What the task asks:
Starting at the first line of the data, print each line verbatim up to and including the line bearing "ZAxis, ReferenceArea, Label", omitting pictures.

Recorded data:
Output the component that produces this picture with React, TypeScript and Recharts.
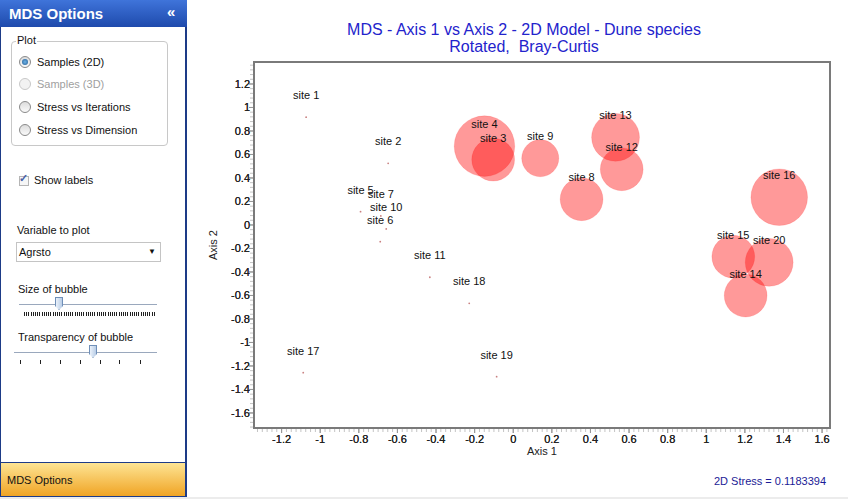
import { ScatterChart, Scatter, XAxis, YAxis, ZAxis, ReferenceArea, Label } from 'recharts';

// MDS site scores (Axis 1, Axis 2) and Agrsto abundance per site
const siteNames = [
  'site 1', 'site 2', 'site 3', 'site 4', 'site 5', 'site 6', 'site 7', 'site 8', 'site 9', 'site 10',
  'site 11', 'site 12', 'site 13', 'site 14', 'site 15', 'site 16', 'site 17', 'site 18', 'site 19', 'site 20',
];
const axis1 = [
  -1.073, -0.648, -0.104, -0.149, -0.791, -0.689, -0.686, 0.354, 0.14, -0.658,
  -0.432, 0.562, 0.53, 1.204, 1.14, 1.378, -1.088, -0.228, -0.086, 1.326,
];
const axis2 = [
  0.917, 0.525, 0.556, 0.671, 0.113, -0.142, 0.077, 0.219, 0.568, -0.034,
  -0.445, 0.474, 0.746, -0.601, -0.27, 0.236, -1.257, -0.667, -1.291, -0.318,
];
const agrsto = [0, 0, 4, 8, 0, 0, 0, 4, 3, 0, 0, 4, 5, 4, 4, 7, 0, 0, 0, 5];

const xTickLabels = [-1.2, -1, -0.8, -0.6, -0.4, -0.2, 0, 0.2, 0.4, 0.6, 0.8, 1, 1.2, 1.4, 1.6];
const yTickLabels = [-1.6, -1.4, -1.2, -1, -0.8, -0.6, -0.4, -0.2, 0, 0.2, 0.4, 0.6, 0.8, 1, 1.2];

const X_DOMAIN: [number, number] = [-1.343, 1.641];
const Y_DOMAIN: [number, number] = [-1.728, 1.387];

// minor tick marks between the labelled ticks
const xMinor = Array.from({ length: 119 }, (_, i) => +(-1.325 + i * 0.025).toFixed(3));
const yMinor = Array.from({ length: 78 }, (_, i) => +(-1.72 + i * 0.04).toFixed(3));

const data = siteNames.map((name, i) => ({ name, x: axis1[i], y: axis2[i], z: agrsto[i] }));

const FONT = '"Liberation Sans", Arial, sans-serif';
const isMajor = (v: number) => Math.abs(v / 0.2 - Math.round(v / 0.2)) < 1e-6;
const fmt = (v: number) => String(Math.round(v * 10) / 10);

function XTick(props: any) {
  const { x, y, payload } = props;
  const major = isMajor(payload.value);
  return (
    <g>
      <line x1={x} x2={x} y1={y + 1} y2={y + (major ? 5 : 4)} stroke={major ? '#999' : '#c4c4c4'} />
      {major && (
        <text x={x} y={y + 15} textAnchor="middle" fontSize={11} fontFamily={FONT} fill="#222">
          {fmt(payload.value)}
        </text>
      )}
    </g>
  );
}

function YTick(props: any) {
  const { x, y, payload } = props;
  const major = isMajor(payload.value);
  return (
    <g>
      <line x1={x - (major ? 5 : 4)} x2={x - 1} y1={y} y2={y} stroke={major ? '#999' : '#c4c4c4'} />
      {major && (
        <text x={x - 4} y={y + 4} textAnchor="end" fontSize={11} fontFamily={FONT} fill="#222">
          {fmt(payload.value)}
        </text>
      )}
    </g>
  );
}

function Bubble(props: any) {
  const { cx, cy, width } = props;
  const r = (width || 0) / 2;
  if (r < 0.5) return <circle cx={cx} cy={cy} r={0.9} fill="#c98080" />;
  return <circle cx={cx} cy={cy} r={r} fill="#ff0000" fillOpacity={0.4} stroke="#ff0000" strokeOpacity={0.12} />;
}

function SiteLabel(props: any) {
  const { cx, cy, payload } = props;
  return (
    <text x={cx} y={cy - 18} textAnchor="middle" fontSize={11} fontFamily={FONT} fill="#111">
      {payload.name}
    </text>
  );
}

function Radio({ y, label, checked, disabled }: { y: number; label: string; checked?: boolean; disabled?: boolean }) {
  return (
    <div style={{ position: 'absolute', left: 19, top: y - 7, height: 14, display: 'flex', alignItems: 'center' }}>
      <div
        style={{
          width: 12, height: 12, borderRadius: 7, border: '1px solid ' + (disabled ? '#c8c8c8' : '#8a8a8a'),
          background: disabled ? '#f2f2f2' : 'linear-gradient(#dcdcdc, #fafafa)', position: 'relative', boxSizing: 'border-box',
        }}
      >
        {checked && (
          <div style={{ position: 'absolute', left: 2, top: 2, width: 6, height: 6, borderRadius: 3, background: 'radial-gradient(#6fb3e6, #1f5a94)' }} />
        )}
      </div>
      <span style={{ marginLeft: 6, fontSize: 11, color: disabled ? '#a0a0a0' : '#111' }}>{label}</span>
    </div>
  );
}

function Thumb({ x, y }: { x: number; y: number }) {
  return (
    <div
      style={{
        position: 'absolute', left: x - 4, top: y - 7, width: 8, height: 13,
        background: 'linear-gradient(90deg, #eaf1fa, #b9cde6)', border: '1px solid #6f8fb8', boxSizing: 'border-box',
        clipPath: 'polygon(0 0, 100% 0, 100% 70%, 50% 100%, 0 70%)',
      }}
    />
  );
}

function OptionsPanel() {
  const txt = { position: 'absolute' as const, fontSize: 11, color: '#111' };
  return (
    <div style={{ position: 'absolute', left: 0, top: 0, width: 187, height: 497, fontFamily: FONT, background: '#fff' }}>
      <div style={{ position: 'absolute', inset: 0, borderLeft: '1px solid #1d3b87', borderRight: '2px solid #1d3b87', borderBottom: '1px solid #1d3b87' }} />
      <div
        style={{
          position: 'absolute', left: 0, top: 0, width: 187, height: 27,
          background: 'linear-gradient(#3f74da, #1e4aac)', color: '#fff',
        }}
      >
        <span style={{ position: 'absolute', left: 9, top: 5, fontSize: 15, fontWeight: 'bold' }}>MDS Options</span>
        <span style={{ position: 'absolute', left: 167, top: 3, fontSize: 15, fontWeight: 'bold' }}>«</span>
      </div>

      <div style={{ position: 'absolute', left: 11, top: 41, width: 157, height: 105, border: '1px solid #c8c8c8', borderRadius: 4, boxSizing: 'border-box' }} />
      <span style={{ ...txt, left: 16, top: 34, background: '#fff', padding: '0 1px' }}>Plot</span>
      <Radio y={62} label="Samples (2D)" checked />
      <Radio y={84} label="Samples (3D)" disabled />
      <Radio y={107} label="Stress vs Iterations" />
      <Radio y={130} label="Stress vs Dimension" />

      <div style={{ position: 'absolute', left: 19, top: 176, width: 10, height: 10, border: '1px solid #b5b5b5', background: '#f6f6f6', boxSizing: 'border-box' }} />
      <span style={{ position: 'absolute', left: 19, top: 172, fontSize: 11, color: '#4a64a8', fontWeight: 'bold' }}>✓</span>
      <span style={{ ...txt, left: 34, top: 174 }}>Show labels</span>

      <span style={{ ...txt, left: 17, top: 224 }}>Variable to plot</span>
      <div style={{ position: 'absolute', left: 16, top: 242, width: 145, height: 20, border: '1px solid #c4c4c4', boxSizing: 'border-box' }}>
        <span style={{ position: 'absolute', left: 2, top: 3, fontSize: 11, color: '#111' }}>Agrsto</span>
        <span style={{ position: 'absolute', left: 131, top: 4, fontSize: 8, color: '#111' }}>▼</span>
      </div>

      <span style={{ ...txt, left: 18, top: 283 }}>Size of bubble</span>
      <div style={{ position: 'absolute', left: 19, top: 304, width: 138, height: 1, background: '#9aa8bd' }} />
      <div style={{ position: 'absolute', left: 24, top: 312, width: 131, height: 4, background: 'repeating-linear-gradient(90deg, #222 0 1px, transparent 1px 2.2px)' }} />
      <Thumb x={59} y={304} />

      <span style={{ ...txt, left: 18, top: 331 }}>Transparency of bubble</span>
      <div style={{ position: 'absolute', left: 14, top: 352, width: 143, height: 1, background: '#9aa8bd' }} />
      {[20, 40, 60, 80, 100, 119, 140].map((x) => (
        <div key={x} style={{ position: 'absolute', left: x, top: 360, width: 1, height: 4, background: '#222' }} />
      ))}
      <Thumb x={93} y={352} />

      <div
        style={{
          position: 'absolute', left: 1, top: 462, width: 184, height: 34,
          borderTop: '1px solid #1d3b87', background: 'linear-gradient(#fde494, #f0a424)', boxSizing: 'border-box',
        }}
      >
        <span style={{ position: 'absolute', left: 6, top: 11, fontSize: 11, color: '#111' }}>MDS Options</span>
      </div>
    </div>
  );
}

export default function App() {
  return (
    <div style={{ position: 'absolute', left: 0, top: 0, width: 848, height: 499, background: '#fff', overflow: 'hidden', fontFamily: FONT }}>
      <OptionsPanel />

      <div
        style={{
          position: 'absolute', left: 274, top: 21, width: 500, textAlign: 'center',
          fontSize: 16, lineHeight: '17px', color: '#2323cc',
        }}
      >
        MDS - Axis 1 vs Axis 2 - 2D Model - Dune species
        <br />
        Rotated,&nbsp; Bray-Curtis
      </div>

      <div style={{ position: 'absolute', left: 190, top: 0 }}>
        <ScatterChart width={658} height={499} margin={{ top: 62, right: 18, bottom: 0, left: 0 }}>
          <XAxis
            type="number"
            dataKey="x"
            domain={X_DOMAIN}
            ticks={[...xMinor, ...xTickLabels]}
            interval={0}
            allowDataOverflow
            axisLine={false}
            tickLine={false}
            tickSize={0}
            tickMargin={0}
            height={71}
            tick={<XTick />}
          >
            <Label value="Axis 1" position="insideTop" offset={19} fontSize={11} fill="#222" />
          </XAxis>
          <YAxis
            type="number"
            dataKey="y"
            domain={Y_DOMAIN}
            ticks={[...yMinor, ...yTickLabels]}
            interval={0}
            allowDataOverflow
            axisLine={false}
            tickLine={false}
            tickSize={0}
            tickMargin={0}
            width={64}
            tick={<YTick />}
          >
            <Label value="Axis 2" angle={-90} position="center" dx={-9} fontSize={11} fill="#222" />
          </YAxis>
          <ZAxis type="number" dataKey="z" domain={[0, 8]} range={[0, 2877]} />
          <ReferenceArea
            x1={X_DOMAIN[0]}
            x2={X_DOMAIN[1]}
            y1={Y_DOMAIN[0]}
            y2={Y_DOMAIN[1]}
            fill="none"
            stroke="#7a7a7a"
            strokeWidth={2}
            ifOverflow="visible"
          />
          <Scatter data={data} shape={Bubble} isAnimationActive={false} />
          <Scatter data={data} shape={SiteLabel} isAnimationActive={false} />
        </ScatterChart>
      </div>

      <div style={{ position: 'absolute', left: 626, top: 475, width: 200, textAlign: 'right', fontSize: 11, color: '#1b1b96' }}>
        2D Stress = 0.1183394
      </div>
      <div style={{ position: 'absolute', left: 0, top: 497, width: 848, height: 2, background: '#ececec' }} />
    </div>
  );
}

The reply:
Output the component that produces this picture with React, TypeScript and Recharts.
import { ScatterChart, Scatter, XAxis, YAxis, ZAxis, ReferenceArea, Label } from 'recharts';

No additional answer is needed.